It is notable that in these last four poems, Assia is no longer an active participant in the Goddess’s plans. Already the Goddess has rendered her nameless and faceless. Now, at Netzach, in ‘Opus 131’, the very “heart” of her, “naked” and “faceless”, is exposed to the “horror” of another dark dimension. Netzach, in the Infernal Regions, lies in the dimension of the Fifth Palace of Hell, which is known as ‘The Shadow of Death’. Cabbalistically, this is the “wrong dimension” It is a place of darkness where Hecate’s carrion birds, the Ravens of Death and Dispersion, go about their ghastly business; a place where ordinary things, even “plain homely daylight”, are powerless to prevent this.

At Netzach, the Goddess uses the powerful energies of the number 7 (Venus’s number) to work on human desires and dreams. Through passion and ecstatic magic, often expressed in music, poetry, dance and other sensual energies, her active Netzachian force brings either renewed inspiration or disintegration and chaos. In the dimension of the Shadow of Death, there can be only chaos.

Opus131

‘Opus 131’ refers to a piece of music by Beethoven which has its own significance as an expression of the seven-fold, pattern-breaking powers of the Goddess at Netzach. Beethoven wrote his quartet, ‘Opus 131 in C-sharp-minor’, after a prolonged period of sickness, depression and compositional struggle. Plagued by his increasing deafness, he was trying, as Ted says in the poem, “to repair/ The huge constellations of his silence”; and, by breaking all the conventional rules of quartet form in this piece, he succeeded. Opus 131 is written in seven movements (rather than the usual four) which are played without pause so that the work has a sense of continuous energy, fluidity and wholeness1. It was “life-line music” for Beethoven–a desperate attempt to break out of the staleness into which he had fallen–and it represented a completely new, inspired and imaginative expression of his genius. It was life-line music, too, for Assia and Ted, both of whom turned to Beethoven’s music for “consolation, prayer, transcendence”, and the sort of ecstatic release which could effect the “selective disconnecting of the pain centre” when disasters threatened2.

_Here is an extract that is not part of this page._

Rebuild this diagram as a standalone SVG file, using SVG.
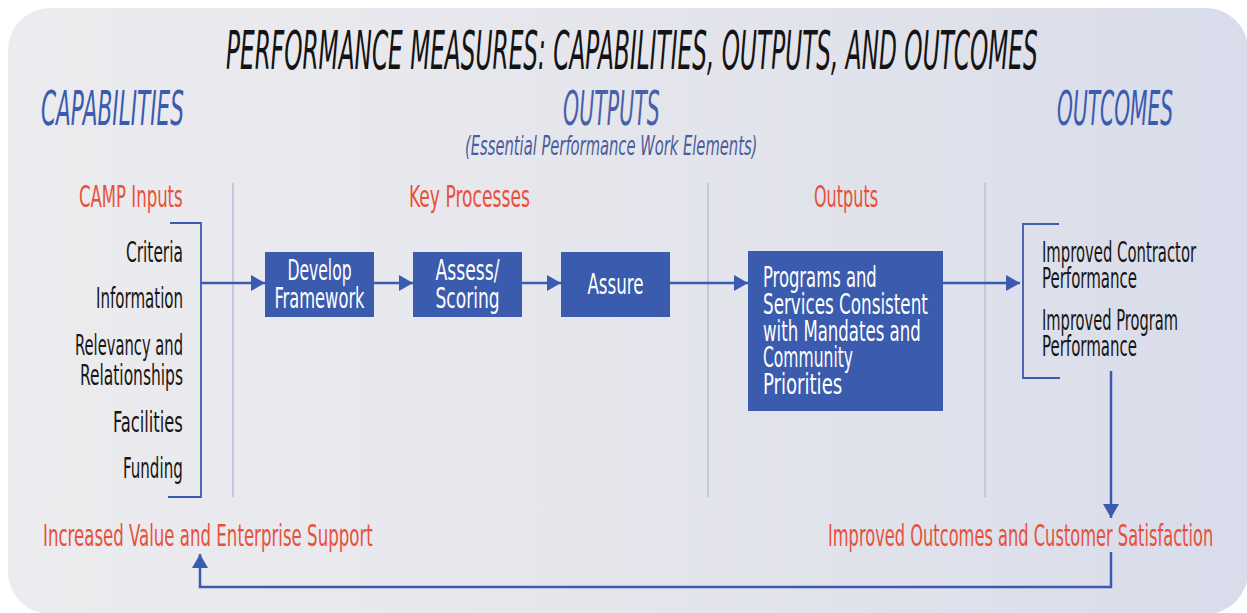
<svg xmlns="http://www.w3.org/2000/svg" width="1247" height="613" viewBox="0 0 1247 613">
<defs>
<linearGradient id="bg" x1="0" y1="0" x2="1" y2="0">
<stop offset="0" stop-color="#ececef"/>
<stop offset="0.5" stop-color="#e5e6ec"/>
<stop offset="1" stop-color="#d9dcea"/>
</linearGradient>
<marker id="ah" viewBox="0 0 14 16" refX="14" refY="8" markerWidth="14" markerHeight="16" markerUnits="userSpaceOnUse" orient="auto">
<path d="M0,0 L14,8 L0,16 Z" fill="#3a5bb0"/>
</marker>
<style>
text{font-family:"Liberation Sans Narrow","DejaVu Sans Condensed","Liberation Sans",sans-serif;}
.title{font-size:54px;font-style:italic;fill:#141414;}
.sec{font-size:48px;font-style:italic;fill:#3a5bb0;}
.sub{font-size:26px;font-style:italic;fill:#4a5c9c;}
.hdr{font-size:30px;fill:#e8503a;}
.item{font-size:29px;fill:#161616;}
.bx{font-size:28px;fill:#ffffff;}
.box{fill:#3a5bae;}
.sep{stroke:#c2c9df;stroke-width:2;fill:none;}
.ln{stroke:#3a5bb0;stroke-width:2.5;fill:none;}
.br{stroke:#3a5bb0;stroke-width:1.8;fill:none;}
</style>
</defs>
<rect x="8" y="8" width="1240" height="606" rx="42" ry="42" fill="url(#bg)"/>

<g id="headings">
<text class="title" transform="translate(226,69) scale(0.55,1)" textLength="1476" lengthAdjust="spacingAndGlyphs">PERFORMANCE MEASURES: CAPABILITIES, OUTPUTS, AND OUTCOMES</text>
<text class="sec" transform="translate(41,125) scale(0.55,1)" textLength="260" lengthAdjust="spacingAndGlyphs">CAPABILITIES</text>
<text class="sec" transform="translate(563,125) scale(0.55,1)" textLength="176" lengthAdjust="spacingAndGlyphs" style="fill:#4860a8">OUTPUTS</text>
<text class="sub" transform="translate(465,155) scale(0.72,1)" textLength="406" lengthAdjust="spacingAndGlyphs">(Essential Performance Work Elements)</text>
<text class="sec" transform="translate(1057,125) scale(0.55,1)" textLength="211" lengthAdjust="spacingAndGlyphs">OUTCOMES</text>
<text class="hdr" transform="translate(79,207) scale(0.72,1)" textLength="144" lengthAdjust="spacingAndGlyphs">CAMP Inputs</text>
<text class="hdr" transform="translate(409,207) scale(0.72,1)" textLength="168" lengthAdjust="spacingAndGlyphs">Key Processes</text>
<text class="hdr" transform="translate(814,207) scale(0.72,1)" textLength="89" lengthAdjust="spacingAndGlyphs">Outputs</text>
</g>

<g id="separators">
<line class="sep" x1="233" y1="183" x2="233" y2="497"/>
<line class="sep" x1="708" y1="183" x2="708" y2="497"/>
<line class="sep" x1="985" y1="183" x2="985" y2="497"/>
</g>

<g id="camp-inputs">
<text class="item" transform="translate(126,262) scale(0.72,1)" textLength="79" lengthAdjust="spacingAndGlyphs">Criteria</text>
<text class="item" transform="translate(96,308) scale(0.72,1)" textLength="121" lengthAdjust="spacingAndGlyphs">Information</text>
<text class="item" transform="translate(75,355) scale(0.72,1)" textLength="150" lengthAdjust="spacingAndGlyphs">Relevancy and</text>
<text class="item" transform="translate(80,385) scale(0.72,1)" textLength="143" lengthAdjust="spacingAndGlyphs">Relationships</text>
<text class="item" transform="translate(113,432) scale(0.72,1)" textLength="97" lengthAdjust="spacingAndGlyphs">Facilities</text>
<text class="item" transform="translate(123,478) scale(0.72,1)" textLength="83" lengthAdjust="spacingAndGlyphs">Funding</text>
<path class="br" d="M170,223 H201 V497 H168"/>
</g>

<g id="develop-framework">
<rect class="box" x="265" y="252" width="109" height="65"/>
<text class="bx" transform="translate(319.5,280) scale(0.72,1)" text-anchor="middle" textLength="89" lengthAdjust="spacingAndGlyphs">Develop</text>
<text class="bx" transform="translate(319.5,308) scale(0.72,1)" text-anchor="middle" textLength="125" lengthAdjust="spacingAndGlyphs">Framework</text>
</g>

<g id="assess-scoring">
<rect class="box" x="413" y="252" width="109" height="65"/>
<text class="bx" transform="translate(467.5,280) scale(0.72,1)" text-anchor="middle" textLength="89" lengthAdjust="spacingAndGlyphs">Assess/</text>
<text class="bx" transform="translate(467.5,308) scale(0.72,1)" text-anchor="middle" textLength="89" lengthAdjust="spacingAndGlyphs">Scoring</text>
</g>

<g id="assure">
<rect class="box" x="561" y="252" width="109" height="65"/>
<text class="bx" transform="translate(615.5,294) scale(0.72,1)" text-anchor="middle" textLength="78" lengthAdjust="spacingAndGlyphs">Assure</text>
</g>

<g id="programs-services">
<rect class="box" x="748" y="251" width="195" height="160"/>
<text class="bx" transform="translate(763,287) scale(0.72,1)" textLength="158" lengthAdjust="spacingAndGlyphs">Programs and</text>
<text class="bx" transform="translate(763,314) scale(0.72,1)" textLength="229" lengthAdjust="spacingAndGlyphs">Services Consistent</text>
<text class="bx" transform="translate(763,341) scale(0.72,1)" textLength="219" lengthAdjust="spacingAndGlyphs">with Mandates and</text>
<text class="bx" transform="translate(763,367) scale(0.72,1)" textLength="125" lengthAdjust="spacingAndGlyphs">Community</text>
<text class="bx" transform="translate(763,394) scale(0.72,1)" textLength="110" lengthAdjust="spacingAndGlyphs">Priorities</text>
</g>

<g id="outcomes-list">
<path class="br" d="M1059,224 H1023 V378 H1060"/>
<text class="item" transform="translate(1042,262) scale(0.72,1)" textLength="214" lengthAdjust="spacingAndGlyphs">Improved Contractor</text>
<text class="item" transform="translate(1042,288) scale(0.72,1)" textLength="132" lengthAdjust="spacingAndGlyphs">Performance</text>
<text class="item" transform="translate(1042,330) scale(0.72,1)" textLength="189" lengthAdjust="spacingAndGlyphs">Improved Program</text>
<text class="item" transform="translate(1042,356) scale(0.72,1)" textLength="132" lengthAdjust="spacingAndGlyphs">Performance</text>
</g>

<g id="improved-outcomes">
<text class="hdr" transform="translate(828,546) scale(0.72,1)" textLength="535" lengthAdjust="spacingAndGlyphs">Improved Outcomes and Customer Satisfaction</text>
</g>

<g id="increased-value">
<text class="hdr" transform="translate(43,546) scale(0.72,1)" textLength="458" lengthAdjust="spacingAndGlyphs">Increased Value and Enterprise Support</text>
</g>

<g id="connectors">
<line class="ln" x1="201" y1="283" x2="265" y2="283" marker-end="url(#ah)"/>
<line class="ln" x1="374" y1="283" x2="413" y2="283" marker-end="url(#ah)"/>
<line class="ln" x1="522" y1="283" x2="561" y2="283" marker-end="url(#ah)"/>
<line class="ln" x1="670" y1="283" x2="748" y2="283" marker-end="url(#ah)"/>
<line class="ln" x1="943" y1="283" x2="1020" y2="283" marker-end="url(#ah)"/>
<line class="ln" x1="1111" y1="371" x2="1111" y2="518" marker-end="url(#ah)"/>
<path class="ln" d="M1111,552 V587 H200 V554" marker-end="url(#ah)"/>
</g>
</svg>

Assia, in Ted’s poem, had particular need of that sensual disconnection from the pain centre, and of the healing this might bring, but she found that Beethoven’s music could no longer provide it. She had waited and “strained listening” to find in the wholeness of the circling “pure zero” patterns of Beethoven’s music, some resolution of her worries ("divorce" and “menopause”). Her desire, the thing her “heart panted for”, was for empathy with the healing beauty of the music (a typically sensual, Netzachian desire). She wanted to be carried away by it in ecstasy. Instead, Beethoven’s composition had “broken down” into its constituent parts: counterpoint, variations, divisions, the independent voices of each instrument; the very “notes” became “sharp faces”, dissociated, independent elements which, like Hecate’s Ravens, tore her apart.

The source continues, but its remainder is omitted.